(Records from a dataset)
— BEGIN —

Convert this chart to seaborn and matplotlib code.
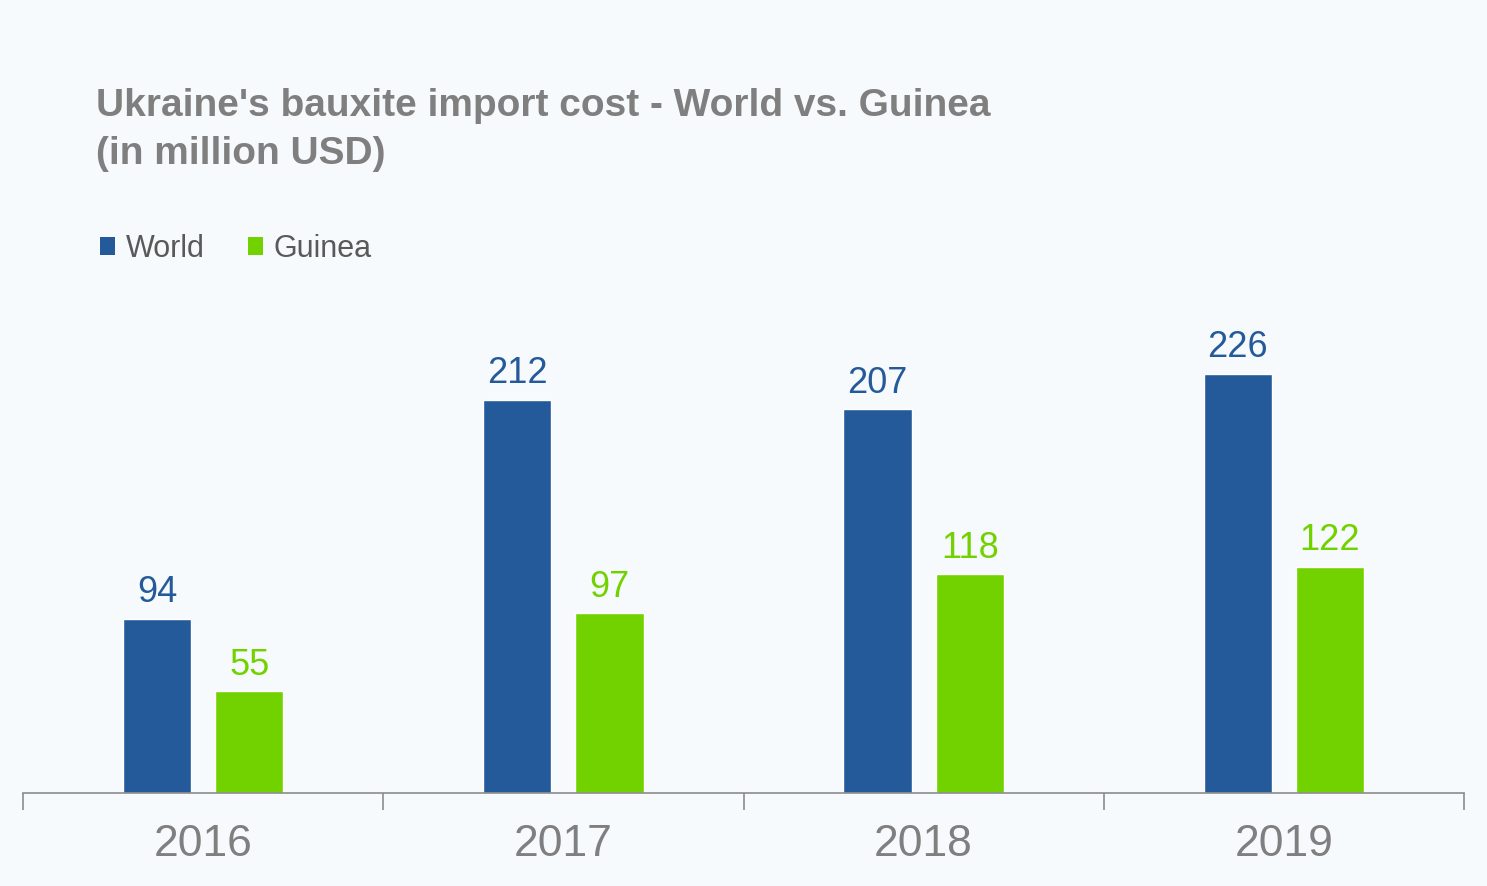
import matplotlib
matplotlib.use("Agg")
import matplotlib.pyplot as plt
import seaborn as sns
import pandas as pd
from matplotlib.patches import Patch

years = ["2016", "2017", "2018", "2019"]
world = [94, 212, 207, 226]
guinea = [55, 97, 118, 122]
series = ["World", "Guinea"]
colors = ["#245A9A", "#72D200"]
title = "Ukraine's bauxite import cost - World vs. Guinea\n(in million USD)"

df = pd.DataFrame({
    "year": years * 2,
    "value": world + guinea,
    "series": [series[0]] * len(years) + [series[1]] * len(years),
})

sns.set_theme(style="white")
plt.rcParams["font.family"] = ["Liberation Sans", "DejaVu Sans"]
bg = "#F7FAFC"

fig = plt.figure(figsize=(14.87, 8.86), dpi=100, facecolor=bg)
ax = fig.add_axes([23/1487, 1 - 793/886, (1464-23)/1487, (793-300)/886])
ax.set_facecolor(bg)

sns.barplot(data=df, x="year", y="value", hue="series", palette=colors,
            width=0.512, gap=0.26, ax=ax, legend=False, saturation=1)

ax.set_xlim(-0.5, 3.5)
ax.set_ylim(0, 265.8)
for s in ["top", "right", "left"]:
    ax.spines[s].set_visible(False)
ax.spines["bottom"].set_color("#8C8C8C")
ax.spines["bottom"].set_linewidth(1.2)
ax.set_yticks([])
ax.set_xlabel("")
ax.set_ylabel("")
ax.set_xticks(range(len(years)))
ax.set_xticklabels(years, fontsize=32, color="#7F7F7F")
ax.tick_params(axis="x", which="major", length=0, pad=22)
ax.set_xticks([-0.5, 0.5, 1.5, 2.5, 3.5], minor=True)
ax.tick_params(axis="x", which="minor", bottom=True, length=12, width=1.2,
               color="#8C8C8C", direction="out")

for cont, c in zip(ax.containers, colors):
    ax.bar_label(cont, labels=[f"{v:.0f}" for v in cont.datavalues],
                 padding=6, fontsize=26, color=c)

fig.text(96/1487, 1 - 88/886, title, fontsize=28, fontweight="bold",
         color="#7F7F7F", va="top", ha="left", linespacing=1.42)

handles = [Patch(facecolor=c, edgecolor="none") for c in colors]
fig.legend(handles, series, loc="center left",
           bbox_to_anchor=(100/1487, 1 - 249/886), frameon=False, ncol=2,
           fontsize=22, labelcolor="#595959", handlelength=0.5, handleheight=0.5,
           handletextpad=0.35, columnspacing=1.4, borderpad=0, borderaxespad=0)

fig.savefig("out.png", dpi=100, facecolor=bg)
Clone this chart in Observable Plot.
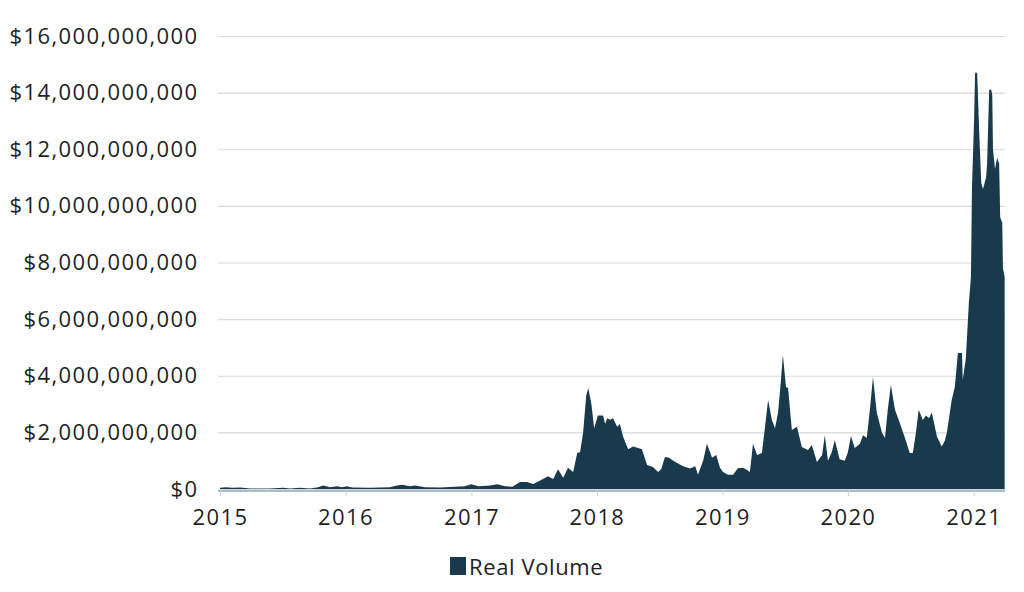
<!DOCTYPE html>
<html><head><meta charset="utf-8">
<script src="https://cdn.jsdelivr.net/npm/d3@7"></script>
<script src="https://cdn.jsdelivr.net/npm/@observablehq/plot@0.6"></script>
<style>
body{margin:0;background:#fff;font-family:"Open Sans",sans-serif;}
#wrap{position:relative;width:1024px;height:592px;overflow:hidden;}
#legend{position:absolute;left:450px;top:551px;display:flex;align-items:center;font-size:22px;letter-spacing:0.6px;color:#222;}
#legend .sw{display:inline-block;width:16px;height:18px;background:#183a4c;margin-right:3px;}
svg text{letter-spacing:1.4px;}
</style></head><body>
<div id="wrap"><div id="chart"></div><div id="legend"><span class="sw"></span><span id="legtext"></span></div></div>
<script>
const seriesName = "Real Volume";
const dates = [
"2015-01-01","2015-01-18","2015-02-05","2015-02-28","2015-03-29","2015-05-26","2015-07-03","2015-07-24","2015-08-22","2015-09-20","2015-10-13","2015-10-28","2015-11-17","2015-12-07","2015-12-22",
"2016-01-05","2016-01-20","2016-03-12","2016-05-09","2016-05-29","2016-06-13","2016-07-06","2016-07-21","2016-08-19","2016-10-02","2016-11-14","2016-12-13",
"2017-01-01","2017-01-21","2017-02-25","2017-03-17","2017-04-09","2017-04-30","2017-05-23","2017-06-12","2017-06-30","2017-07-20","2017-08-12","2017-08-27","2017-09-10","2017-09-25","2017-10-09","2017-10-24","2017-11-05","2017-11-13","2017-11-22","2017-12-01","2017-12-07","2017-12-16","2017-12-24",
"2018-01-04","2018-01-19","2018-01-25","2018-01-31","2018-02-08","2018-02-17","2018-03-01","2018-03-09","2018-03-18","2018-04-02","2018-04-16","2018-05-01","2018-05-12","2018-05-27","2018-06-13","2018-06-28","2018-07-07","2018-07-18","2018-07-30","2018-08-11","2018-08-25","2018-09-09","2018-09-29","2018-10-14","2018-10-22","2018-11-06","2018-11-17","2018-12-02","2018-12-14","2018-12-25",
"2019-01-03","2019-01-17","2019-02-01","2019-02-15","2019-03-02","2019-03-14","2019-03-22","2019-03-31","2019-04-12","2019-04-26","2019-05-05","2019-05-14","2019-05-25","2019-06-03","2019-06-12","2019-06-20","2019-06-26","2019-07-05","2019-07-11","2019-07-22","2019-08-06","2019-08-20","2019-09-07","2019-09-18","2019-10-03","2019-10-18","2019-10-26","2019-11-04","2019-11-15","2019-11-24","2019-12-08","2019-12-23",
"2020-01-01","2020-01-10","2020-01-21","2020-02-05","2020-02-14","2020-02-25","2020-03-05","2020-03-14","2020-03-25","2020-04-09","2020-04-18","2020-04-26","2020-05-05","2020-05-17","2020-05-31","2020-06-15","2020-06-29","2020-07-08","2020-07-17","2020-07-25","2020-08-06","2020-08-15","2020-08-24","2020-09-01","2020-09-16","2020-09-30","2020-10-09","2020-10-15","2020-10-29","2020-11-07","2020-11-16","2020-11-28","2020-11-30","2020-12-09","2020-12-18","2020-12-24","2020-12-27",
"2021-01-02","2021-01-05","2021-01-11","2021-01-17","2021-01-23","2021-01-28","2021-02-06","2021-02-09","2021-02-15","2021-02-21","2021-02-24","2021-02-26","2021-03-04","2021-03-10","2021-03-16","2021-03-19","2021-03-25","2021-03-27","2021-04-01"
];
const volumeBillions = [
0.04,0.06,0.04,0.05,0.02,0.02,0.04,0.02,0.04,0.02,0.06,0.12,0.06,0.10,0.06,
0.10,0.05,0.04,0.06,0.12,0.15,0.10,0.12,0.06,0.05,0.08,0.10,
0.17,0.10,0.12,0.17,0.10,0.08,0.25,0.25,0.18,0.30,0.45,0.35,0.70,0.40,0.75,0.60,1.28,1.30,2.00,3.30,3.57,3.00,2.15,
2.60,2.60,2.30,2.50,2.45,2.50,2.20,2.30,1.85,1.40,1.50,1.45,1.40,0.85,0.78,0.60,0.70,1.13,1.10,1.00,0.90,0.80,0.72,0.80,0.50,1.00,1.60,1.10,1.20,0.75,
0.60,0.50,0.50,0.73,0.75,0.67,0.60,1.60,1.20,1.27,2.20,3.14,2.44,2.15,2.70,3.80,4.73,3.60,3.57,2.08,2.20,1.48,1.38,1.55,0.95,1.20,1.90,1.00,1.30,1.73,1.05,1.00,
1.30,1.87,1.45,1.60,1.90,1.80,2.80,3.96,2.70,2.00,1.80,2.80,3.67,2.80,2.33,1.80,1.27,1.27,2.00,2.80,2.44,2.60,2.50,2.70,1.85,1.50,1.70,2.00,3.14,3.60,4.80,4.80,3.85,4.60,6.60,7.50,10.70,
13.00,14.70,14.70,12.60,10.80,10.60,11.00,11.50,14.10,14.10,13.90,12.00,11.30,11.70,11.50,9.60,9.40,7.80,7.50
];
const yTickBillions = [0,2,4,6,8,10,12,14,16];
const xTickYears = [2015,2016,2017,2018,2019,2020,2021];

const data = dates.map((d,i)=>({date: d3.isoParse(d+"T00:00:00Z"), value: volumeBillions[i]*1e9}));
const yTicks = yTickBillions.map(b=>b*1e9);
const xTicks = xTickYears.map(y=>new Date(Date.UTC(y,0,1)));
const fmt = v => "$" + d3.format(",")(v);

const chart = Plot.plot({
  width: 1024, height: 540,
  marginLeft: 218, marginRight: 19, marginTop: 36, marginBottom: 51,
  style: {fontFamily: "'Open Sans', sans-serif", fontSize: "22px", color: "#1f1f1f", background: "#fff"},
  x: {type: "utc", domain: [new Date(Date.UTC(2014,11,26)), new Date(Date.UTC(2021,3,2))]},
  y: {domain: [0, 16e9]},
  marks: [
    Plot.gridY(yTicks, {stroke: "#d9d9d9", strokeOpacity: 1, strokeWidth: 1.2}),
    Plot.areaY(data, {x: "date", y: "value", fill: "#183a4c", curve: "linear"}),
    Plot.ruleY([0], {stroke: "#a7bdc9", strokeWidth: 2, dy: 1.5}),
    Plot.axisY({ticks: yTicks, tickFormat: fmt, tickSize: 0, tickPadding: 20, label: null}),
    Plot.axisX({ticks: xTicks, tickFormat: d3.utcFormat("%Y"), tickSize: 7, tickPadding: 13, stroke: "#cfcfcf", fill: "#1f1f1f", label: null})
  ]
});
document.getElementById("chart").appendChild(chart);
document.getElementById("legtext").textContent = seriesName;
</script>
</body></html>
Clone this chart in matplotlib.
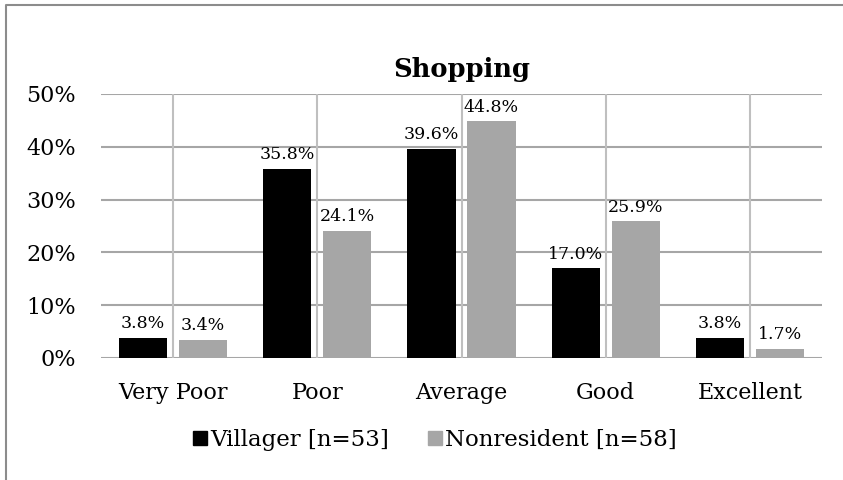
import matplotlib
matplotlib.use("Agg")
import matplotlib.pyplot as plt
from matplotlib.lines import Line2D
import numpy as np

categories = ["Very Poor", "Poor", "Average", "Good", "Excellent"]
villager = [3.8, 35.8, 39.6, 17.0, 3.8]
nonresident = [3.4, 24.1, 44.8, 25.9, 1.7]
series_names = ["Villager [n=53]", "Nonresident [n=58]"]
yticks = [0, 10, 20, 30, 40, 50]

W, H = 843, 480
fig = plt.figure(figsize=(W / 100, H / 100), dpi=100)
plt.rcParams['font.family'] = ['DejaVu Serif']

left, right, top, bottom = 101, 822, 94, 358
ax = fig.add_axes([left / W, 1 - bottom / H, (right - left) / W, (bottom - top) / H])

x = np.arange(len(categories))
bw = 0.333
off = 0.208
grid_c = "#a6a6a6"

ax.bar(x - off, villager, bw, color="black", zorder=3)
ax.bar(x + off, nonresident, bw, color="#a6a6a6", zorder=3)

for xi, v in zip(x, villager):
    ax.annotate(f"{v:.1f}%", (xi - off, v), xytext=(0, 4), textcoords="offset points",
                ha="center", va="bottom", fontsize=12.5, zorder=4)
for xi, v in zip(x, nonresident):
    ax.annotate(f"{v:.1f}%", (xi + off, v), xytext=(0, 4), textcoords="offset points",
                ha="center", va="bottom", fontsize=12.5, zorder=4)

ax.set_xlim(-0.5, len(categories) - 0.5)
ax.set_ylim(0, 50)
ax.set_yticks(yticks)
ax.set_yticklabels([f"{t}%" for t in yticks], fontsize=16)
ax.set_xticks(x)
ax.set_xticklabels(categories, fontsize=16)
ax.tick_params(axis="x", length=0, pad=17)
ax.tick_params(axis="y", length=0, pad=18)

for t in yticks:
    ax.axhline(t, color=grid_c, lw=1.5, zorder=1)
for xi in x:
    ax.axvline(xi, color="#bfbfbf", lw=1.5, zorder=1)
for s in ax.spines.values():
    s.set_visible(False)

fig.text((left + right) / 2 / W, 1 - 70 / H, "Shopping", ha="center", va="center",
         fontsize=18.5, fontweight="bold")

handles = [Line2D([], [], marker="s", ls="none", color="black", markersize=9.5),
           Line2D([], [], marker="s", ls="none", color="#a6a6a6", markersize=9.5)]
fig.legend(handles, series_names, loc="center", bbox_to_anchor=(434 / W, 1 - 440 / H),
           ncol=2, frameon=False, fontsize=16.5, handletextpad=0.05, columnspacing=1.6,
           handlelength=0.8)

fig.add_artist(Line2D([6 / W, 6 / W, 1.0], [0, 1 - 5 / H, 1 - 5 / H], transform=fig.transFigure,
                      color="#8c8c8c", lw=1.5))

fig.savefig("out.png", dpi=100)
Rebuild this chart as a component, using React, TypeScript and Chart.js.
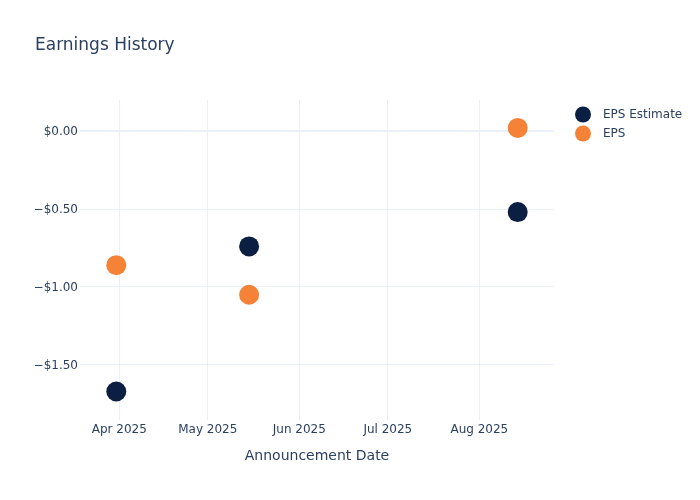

— END —

• Problem details
Repeat only the lines between the start of the data and the line with "padding=6, fontsize=26, color=c)", including those two lines, and skip the pictures.

• Answer to this exercise
Convert this chart to seaborn and matplotlib code.
import matplotlib
matplotlib.use("Agg")
import matplotlib.pyplot as plt
import seaborn as sns
import pandas as pd
from matplotlib.patches import Patch

years = ["2016", "2017", "2018", "2019"]
world = [94, 212, 207, 226]
guinea = [55, 97, 118, 122]
series = ["World", "Guinea"]
colors = ["#245A9A", "#72D200"]
title = "Ukraine's bauxite import cost - World vs. Guinea\n(in million USD)"

df = pd.DataFrame({
    "year": years * 2,
    "value": world + guinea,
    "series": [series[0]] * len(years) + [series[1]] * len(years),
})

sns.set_theme(style="white")
plt.rcParams["font.family"] = ["Liberation Sans", "DejaVu Sans"]
bg = "#F7FAFC"

fig = plt.figure(figsize=(14.87, 8.86), dpi=100, facecolor=bg)
ax = fig.add_axes([23/1487, 1 - 793/886, (1464-23)/1487, (793-300)/886])
ax.set_facecolor(bg)

sns.barplot(data=df, x="year", y="value", hue="series", palette=colors,
            width=0.512, gap=0.26, ax=ax, legend=False, saturation=1)

ax.set_xlim(-0.5, 3.5)
ax.set_ylim(0, 265.8)
for s in ["top", "right", "left"]:
    ax.spines[s].set_visible(False)
ax.spines["bottom"].set_color("#8C8C8C")
ax.spines["bottom"].set_linewidth(1.2)
ax.set_yticks([])
ax.set_xlabel("")
ax.set_ylabel("")
ax.set_xticks(range(len(years)))
ax.set_xticklabels(years, fontsize=32, color="#7F7F7F")
ax.tick_params(axis="x", which="major", length=0, pad=22)
ax.set_xticks([-0.5, 0.5, 1.5, 2.5, 3.5], minor=True)
ax.tick_params(axis="x", which="minor", bottom=True, length=12, width=1.2,
               color="#8C8C8C", direction="out")

for cont, c in zip(ax.containers, colors):
    ax.bar_label(cont, labels=[f"{v:.0f}" for v in cont.datavalues],
                 padding=6, fontsize=26, color=c)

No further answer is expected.